Un exemple d’un produit national dont la protection a été autorisée nous provient du Royaume-Uni : il s’agit de la Reine ! Ou, plus précisément, de l’image de la Reine. Celle-ci figure sur les pièces de monnaie qui n’ont plus cours légal, en raison de quoi il reste interdit de les détruire ou de les vendre en dehors du royaume. Dans une décision de 1978, la CJCE a autorisé cette restriction du commerce.

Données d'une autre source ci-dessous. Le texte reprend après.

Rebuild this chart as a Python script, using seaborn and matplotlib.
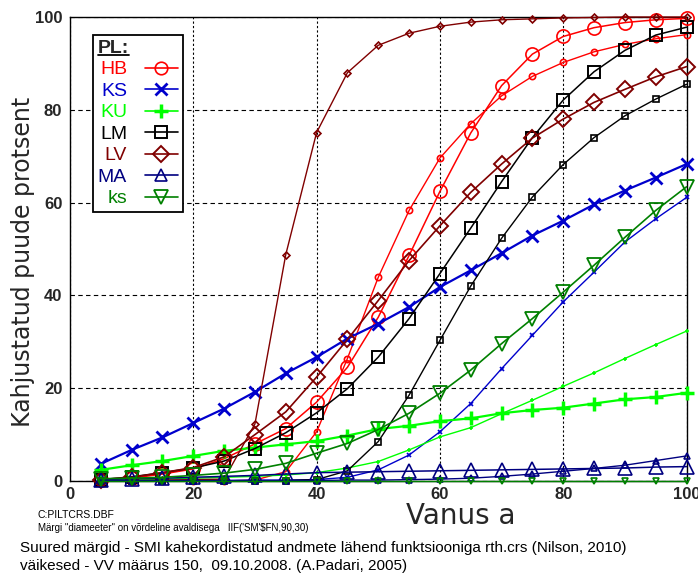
import numpy as np
import pandas as pd
import matplotlib
matplotlib.use("Agg")
import matplotlib.pyplot as plt
import seaborn as sns
from matplotlib.lines import Line2D
from matplotlib.legend_handler import HandlerLine2D

# ---------------- data ----------------
age = [5, 10, 15, 20, 25, 30, 35, 40, 45, 50, 55, 60, 65, 70, 75, 80, 85, 90, 95, 100]
species = ["HB", "KS", "KU", "LM", "LV", "MA", "ks"]

# large markers: SMI (doubled data, rth.crs approximation)
smi_HB = [0.2, 0.6, 1.5, 2.6, 4.8, 8.0, 11.3, 17.0, 24.5, 35.3, 48.6, 62.4, 75.0, 85.2, 92.0, 95.8, 97.7, 98.8, 99.4, 99.7]
smi_KS = [3.7, 6.7, 9.4, 12.5, 15.6, 19.2, 23.2, 26.7, 30.7, 33.9, 37.5, 41.8, 45.4, 49.1, 52.9, 56.1, 59.6, 62.6, 65.4, 68.3]
smi_KU = [2.4, 3.4, 4.3, 5.4, 6.5, 7.2, 7.9, 8.6, 9.8, 11.2, 11.9, 12.9, 13.5, 14.6, 15.3, 15.8, 16.7, 17.6, 18.1, 19.0]
smi_LM = [0.3, 0.9, 1.8, 2.8, 4.3, 7.0, 10.4, 14.7, 19.9, 26.7, 35.0, 44.7, 54.5, 64.5, 74.0, 82.1, 88.2, 92.8, 96.1, 97.8]
smi_LV = [0.3, 0.8, 1.8, 2.9, 5.2, 10.0, 14.9, 22.4, 30.5, 38.9, 47.5, 55.0, 62.2, 68.3, 73.9, 78.0, 81.6, 84.4, 87.1, 89.3]
smi_MA = [0.3, 0.5, 0.6, 0.8, 1.0, 1.2, 1.5, 1.8, 1.9, 2.0, 2.1, 2.2, 2.3, 2.4, 2.5, 2.6, 2.7, 2.8, 3.0, 3.1]
smi_ks = [0.5, 0.6, 0.8, 1.2, 1.7, 2.5, 3.8, 6.0, 8.1, 11.1, 14.6, 18.9, 23.9, 29.6, 35.0, 40.7, 46.5, 52.5, 58.3, 63.4]

# small markers: VV regulation 150
vv_HB = [0.0, 0.0, 0.0, 0.0, 0.0, 0.2, 2.0, 10.6, 26.4, 43.9, 58.3, 69.6, 77.0, 83.0, 87.2, 90.2, 92.5, 94.1, 95.3, 96.2]
vv_KS = [0.1, 0.1, 0.1, 0.1, 0.1, 0.2, 0.2, 0.3, 0.8, 2.4, 5.6, 10.6, 16.7, 24.2, 31.4, 38.6, 45.0, 51.5, 56.5, 61.1]
vv_KU = [0.2, 0.3, 0.4, 0.6, 0.8, 1.0, 1.3, 1.8, 2.8, 4.2, 6.7, 9.5, 11.5, 14.5, 17.4, 20.4, 23.3, 26.4, 29.4, 32.3]
vv_LM = [0.0, 0.0, 0.0, 0.0, 0.0, 0.0, 0.1, 0.3, 2.2, 8.5, 18.5, 30.3, 42.0, 52.3, 61.2, 68.2, 74.0, 78.7, 82.3, 85.5]
vv_LV = [0.1, 0.1, 0.2, 0.3, 0.4, 12.3, 48.8, 75.1, 88.0, 93.9, 96.5, 98.0, 98.9, 99.4, 99.6, 99.8, 99.9, 100.0, 100.0, 100.0]
vv_MA = [0.1, 0.1, 0.1, 0.1, 0.1, 0.1, 0.1, 0.1, 0.2, 0.2, 0.3, 0.4, 0.6, 1.0, 1.5, 2.1, 2.7, 3.4, 4.4, 5.4]
vv_ks = [0.1, 0.1, 0.1, 0.1, 0.1, 0.1, 0.1, 0.1, 0.1, 0.1, 0.1, 0.1, 0.1, 0.1, 0.1, 0.1, 0.1, 0.1, 0.1, 0.1]

x_ticks = [0, 20, 40, 60, 80, 100]
y_ticks = [0, 20, 40, 60, 80, 100]

smi = {"HB": smi_HB, "KS": smi_KS, "KU": smi_KU, "LM": smi_LM, "LV": smi_LV, "MA": smi_MA, "ks": smi_ks}
vv = {"HB": vv_HB, "KS": vv_KS, "KU": vv_KU, "LM": vv_LM, "LV": vv_LV, "MA": vv_MA, "ks": vv_ks}

# ---------------- styles ----------------
colors = {"HB": "#ff0000", "KS": "#0000cc", "KU": "#00ff00", "LM": "#000000",
          "LV": "#800000", "MA": "#000080", "ks": "#008000"}
markers = {"HB": "o", "KS": "x", "KU": "+", "LM": "s", "LV": "D", "MA": "^", "ks": "v"}
big_ms = {"HB": 9.5, "KS": 9, "KU": 10, "LM": 8.5, "LV": 8.5, "MA": 9.5, "ks": 10}
big_mew = {"HB": 1.2, "KS": 2.0, "KU": 2.5, "LM": 1.4, "LV": 1.4, "MA": 1.2, "ks": 1.3}
big_lw = {"HB": 1.1, "KS": 1.6, "KU": 1.6, "LM": 1.1, "LV": 1.2, "MA": 1.1, "ks": 1.2}
small_ms = {"HB": 4.5, "KS": 3, "KU": 3.5, "LM": 4, "LV": 3.5, "MA": 4.5, "ks": 4.5}

W, H = 698, 573
sns.set_theme(style="white")
plt.rcParams["font.family"] = ["Liberation Sans", "DejaVu Sans"]

fig = plt.figure(figsize=(W / 100, H / 100), dpi=100)
ax = fig.add_axes([70 / W, 1 - 481 / H, 616.5 / W, 464 / H])

ax.set_xlim(0, 100)
ax.set_ylim(0, 100)
ax.set_xticks(x_ticks)
ax.set_yticks(y_ticks)
ax.xaxis.grid(True, color="black", linestyle=(0, (2, 2)), linewidth=0.8)
ax.yaxis.grid(True, color="black", linestyle=(0, (4, 3)), linewidth=0.8)
ax.set_axisbelow(True)
for s in ax.spines.values():
    s.set_color("black")
    s.set_linewidth(1.0)
ax.tick_params(axis="both", length=0, labelsize=12)
ax.tick_params(axis="x", pad=4.5)
ax.tick_params(axis="y", pad=5.5)
for lab in ax.get_xticklabels() + ax.get_yticklabels():
    lab.set_fontweight("bold")

for sp in species:
    c = colors[sp]
    hollow = markers[sp] not in ("x", "+")
    # large markers (SMI)
    sns.lineplot(x=age, y=smi[sp], ax=ax, color=c, linewidth=big_lw[sp],
                 marker=markers[sp], markersize=big_ms[sp],
                 markerfacecolor="none" if hollow else c,
                 markeredgecolor=c, markeredgewidth=big_mew[sp],
                 clip_on=False, legend=False, zorder=3)
    # small markers (VV)
    sns.lineplot(x=age, y=vv[sp], ax=ax, color=c, linewidth=1.0,
                 marker=markers[sp], markersize=small_ms[sp],
                 markerfacecolor="none" if hollow else c,
                 markeredgecolor=c, markeredgewidth=1.2,
                 clip_on=False, legend=False, zorder=3)

ax.set_xlabel("Vanus a", fontsize=20, family="DejaVu Sans")
ax.xaxis.set_label_coords((461 - 70) / 616.5, (481 - 502) / 464)
ax.set_ylabel("Kahjustatud puude protsent", fontsize=17, family="DejaVu Sans")
ax.yaxis.set_label_coords((35 - 70) / 616.5, (481 - 262) / 464)


class EndMarkerHandler(HandlerLine2D):
    def get_xdata(self, legend, xdescent, ydescent, width, height, fontsize):
        xdata = np.array([-xdescent, -xdescent + width])
        return xdata, np.array([-xdescent + width])


handles = [Line2D([0], [0], color=colors[sp], linewidth=1.2, marker=markers[sp],
                  markersize=big_ms[sp] * 0.95,
                  markerfacecolor="none" if markers[sp] not in ("x", "+") else colors[sp],
                  markeredgecolor=colors[sp], markeredgewidth=big_mew[sp])
           for sp in species]
leg = ax.legend(handles, species, title="PL:", loc="upper left",
                bbox_to_anchor=((93 - 70) / 616.5, (481 - 35) / 464),
                markerfirst=False, frameon=True, fancybox=False, framealpha=1,
                edgecolor="black", prop={"size": 14},
                title_fontproperties={"weight": "bold", "size": 14},
                alignment="left", handlelength=1.7, handletextpad=0.9,
                labelspacing=0.2, borderpad=0.25, borderaxespad=0,
                handler_map={Line2D: EndMarkerHandler(numpoints=1)})
leg.get_frame().set_linewidth(1.3)
leg.set_zorder(5)
for t, sp in zip(leg.get_texts(), species):
    t.set_color(colors[sp])

# underline legend title
fig.canvas.draw()
bb = leg.get_title().get_window_extent()
fig.add_artist(Line2D([bb.x0, bb.x1], [bb.y0 + 1.5, bb.y0 + 1.5], transform=None,
                      color="black", linewidth=1.3, zorder=6))

narrow = ["Liberation Sans Narrow", "Liberation Sans", "DejaVu Sans"]
fig.text(38 / W, 1 - 515 / H, "C:PILTCRS.DBF", fontsize=7.5, family=narrow,
         va="center", ha="left", color="black")
fig.text(38 / W, 1 - 528 / H,
         "Märgi \"diameeter\" on võrdeline avaldisega   IIF('SM'$FN,90,30)",
         fontsize=7, family=narrow, va="center", ha="left", color="black")
fig.text(20 / W, 1 - 548 / H,
         "Suured märgid - SMI kahekordistatud andmete lähend funktsiooniga rth.crs (Nilson, 2010)",
         fontsize=11, family=narrow, va="center", ha="left", color="black")
fig.text(20 / W, 1 - 566 / H,
         "väikesed - VV määrus 150,  09.10.2008. (A.Padari, 2005)",
         fontsize=11, family=narrow, va="center", ha="left", color="black")

fig.savefig("out.png", dpi=100, facecolor="white")
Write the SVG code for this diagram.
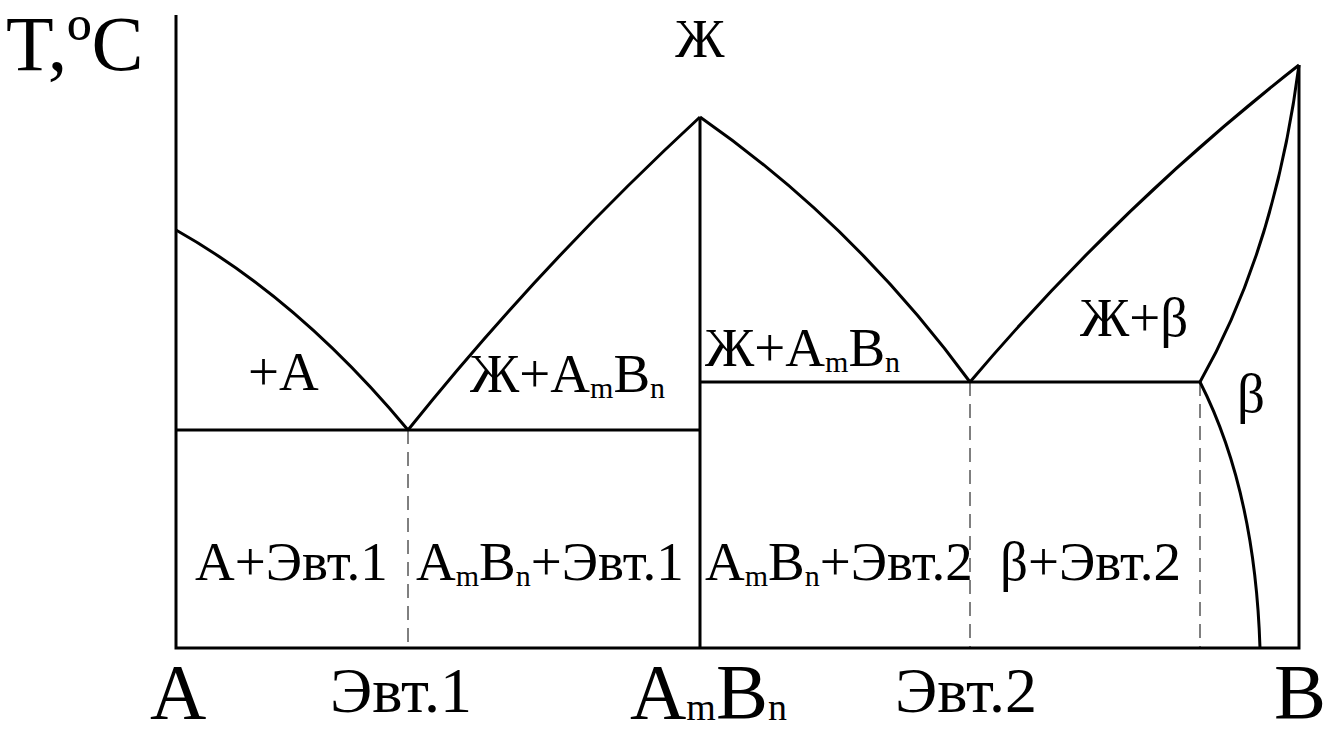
<svg xmlns="http://www.w3.org/2000/svg" width="1330" height="737" viewBox="0 0 1330 737">
<style>
.ln{fill:none;stroke:#000;stroke-width:3}
.ds{fill:none;stroke:#000;stroke-width:1;stroke-dasharray:14 8}
.t{font-family:"Liberation Serif","Times New Roman",Tinos,"DejaVu Serif","Noto Serif",serif;fill:#000}
.lab{font-size:55px}
.big{font-size:78px}
.mid{font-size:64px}
.sub{font-size:30px}
</style>
<rect width="1330" height="737" fill="#fff"/>
<g id="connectors">
<path class="ln" d="M176,15 V648 H1299 V65"/>
<path class="ln" d="M176,230 Q300,300 408,430"/>
<path class="ln" d="M176,430 H700"/>
<path class="ln" d="M700,117 V648"/>
<path class="ln" d="M408,430 Q540,265 700,117"/>
<path class="ln" d="M700,117 Q855,225 970,382"/>
<path class="ln" d="M970,382 Q1120,205 1299,65"/>
<path class="ln" d="M700,382 H1200"/>
<path class="ln" d="M1299,65 Q1275,250 1200,382"/>
<path class="ln" d="M1200,382 Q1255,490 1260,648"/>
<path class="ds" d="M408,430 V648"/>
<path class="ds" d="M970,382 V648"/>
<path class="ds" d="M1200,382 V648"/>
</g>
<g id="axis-labels" class="t">
<text class="big" x="6" y="70">T,ºC</text>
<text class="lab" x="700" y="57" text-anchor="middle">Ж</text>
<text class="big" x="150" y="718">A</text>
<text class="mid" x="330" y="712">Эвт.1</text>
<text class="big" x="630" y="718">A<tspan font-size="38" dy="2">m</tspan><tspan dy="-2">B</tspan><tspan font-size="38" dy="2">n</tspan></text>
<text class="mid" x="895" y="712">Эвт.2</text>
<text class="big" x="1274" y="718">B</text>
</g>
<g id="regions" class="t">
<text class="lab" x="248" y="390">+A</text>
<text class="lab" x="470" y="392">Ж+A<tspan class="sub" dy="6">m</tspan><tspan dy="-6">B</tspan><tspan class="sub" dy="6">n</tspan></text>
<text class="lab" x="705" y="366">Ж+A<tspan class="sub" dy="6">m</tspan><tspan dy="-6">B</tspan><tspan class="sub" dy="6">n</tspan></text>
<text class="lab" x="1080" y="336">Ж+β</text>
<text class="lab" x="1237" y="412">β</text>
<text class="lab" x="195" y="580">A+Эвт.1</text>
<text class="lab" x="416" y="580">A<tspan class="sub" dy="6">m</tspan><tspan dy="-6">B</tspan><tspan class="sub" dy="6">n</tspan><tspan dy="-6">+Эвт.1</tspan></text>
<text class="lab" x="705" y="580">A<tspan class="sub" dy="6">m</tspan><tspan dy="-6">B</tspan><tspan class="sub" dy="6">n</tspan><tspan dy="-6">+Эвт.2</tspan></text>
<text class="lab" x="1000" y="580">β+Эвт.2</text>
</g>
</svg>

En résumé, on constate que les États-membres ont tout fait pour éviter que la libre circulation s’applique dans tous les domaines de leurs économies nationales. Et ceci, alors qu’ils s’étaient tous mis d’accord sur cette politique dont les bienfaits étaient considérés comme évidents et remarquables.
Comment peut-on alors songer à ce que tous les États-membres s’alignent de leur propre gré sur la politique budgétaire recommandée par les traités, contestée par des théoriciens et surtout par la réalité des politiques nationales ?
Un renforcement de la coopération fiscale et budgétaire en Europe semble donc s’imposer. Maintenant, il faudrait un débat sur l’importance que l’on accordera dans cette coopération renforcée aux transferts fiscaux, d’un côté (transferts des pays plus compétitifs et riches vers les pays plus pauvres, quitte à risquer de pénaliser ces premiers), et à l’obligation absolue d’un équilibre budgétaire de l’autre côté (quitte à risquer un dumping social entre les pays membres, afin d’être plus compétitif que le voisin et avoir donc un meilleur résultat de la balance commerciale). Ce débat est nécessaire pour que des institutions de coopération budgétaire puissent être créées avec des consignes concrètes. En l’absence de ces dernières, ce projet risque d’être aussi mal suivi que le projet de la libre circulation des marchandises l’aurait été s’il n’y avait pas eu la CJCE.